Thursday, June 13, 2024

High Court dismisses farmer appeal against $96k pollution fine

The High Court at Hamilton has today dismissed an appeal by an Ōtorohanga farmer arguing that his fine for polluting a local stream was “manifestly excessive”.

In June this year, John Leonard Walling and his company, Cazjal Farm Limited, were convicted for unlawfully discharging dairy effluent into the environment and breaching an abatement notice.

The company and Mr Walling were fined $96,000 each, however, Mr Walling appealed the amount of his fine to the High Court.

In passing judgment today, Justice Downs said “it is important that fines in this context are sufficiently large to avoid pollution becoming a cost of business” and that “deterrence and denunciation are important sentencing principles for offences of this nature”.

The Court heard that the latest prosecution was the third since 2017 against those involved in the ownership and management of the farm. Each case has followed complaints from the public about an otherwise clear stream, the Matapara, flowing from the farm “turning green with effluent”. 

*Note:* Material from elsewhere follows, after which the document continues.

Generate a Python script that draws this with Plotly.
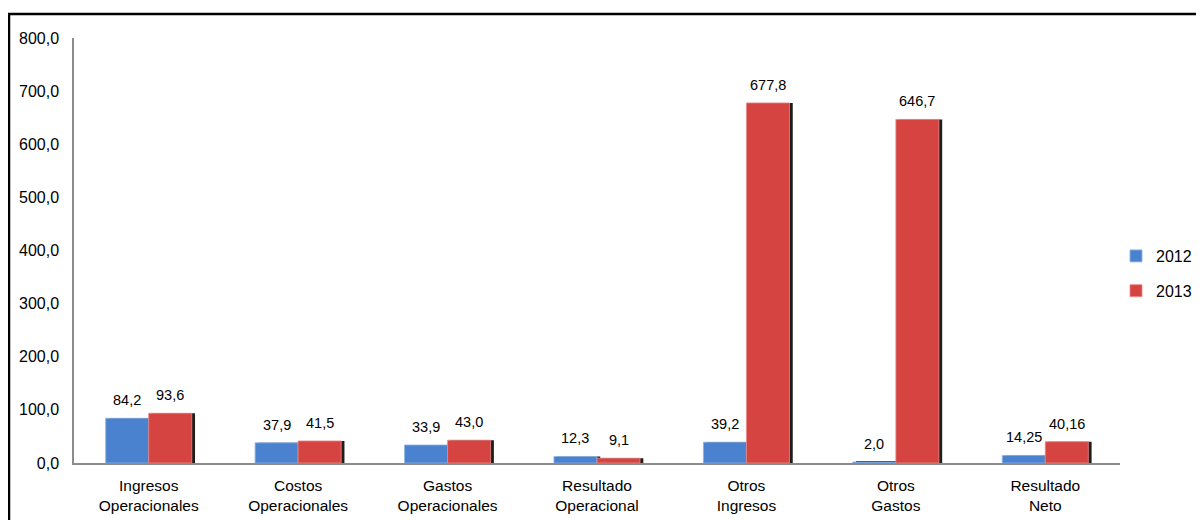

In the Hamilton District Court on 3 July 2023, Judge David Kirkpatrick convicted and fined contract milker G & V Farms Limited $52,000 for unlawfully discharging dairy effluent into the environment on two occasions between September and November 2021. 

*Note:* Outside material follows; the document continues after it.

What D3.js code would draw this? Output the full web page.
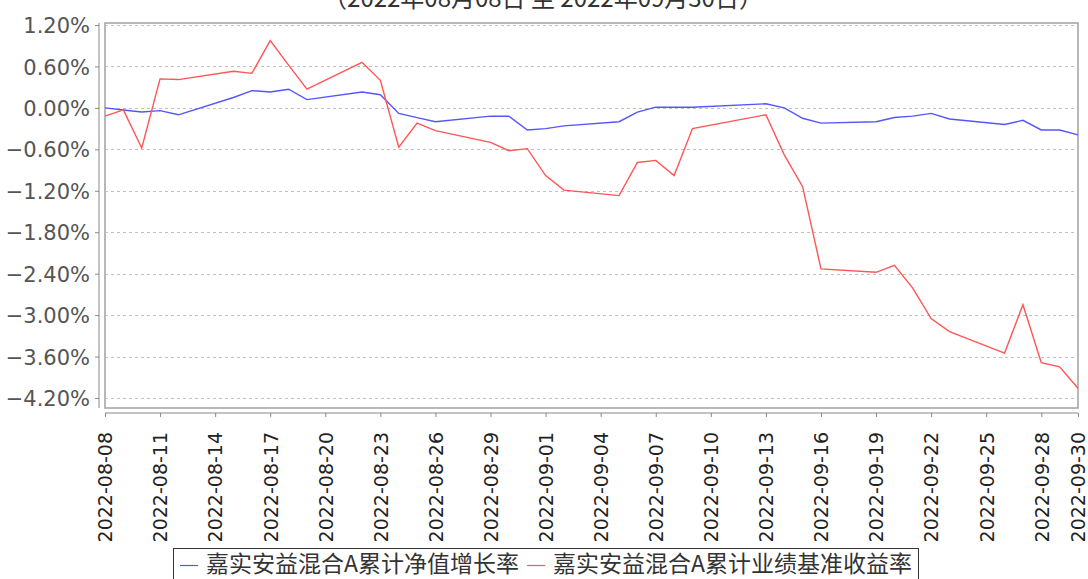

Farm owner, Mr Walling, had been earlier convicted and fined on 2 June 2023 for similar offending on three occasions between June and November 2021, and for contravening an Abatement Notice. 

An Enforcement Order was sought by the council, which was subsequently imposed by the court, against Cazjal Farm Limited and Mr Walling. The effect of the order requires both to comply with conditions to upgrade the effluent management practices and processes on the farm. They are also required to provide to the council effluent management plans and certifications as evidence of their compliance with the order.

The council’s regional compliance manager Patrick Lynch said, “To have to take three prosecutions and seek a court order to try to protect our waterways from one farming operation is extremely disappointing. The court is sending a very clear message by imposing fines totalling more than $240,000, and we can only hope these farm operators have heard that message. 

“We are very grateful to the farming community who have contacted us on each occasion when they have seen their local stream being polluted,” Mr Lynch said.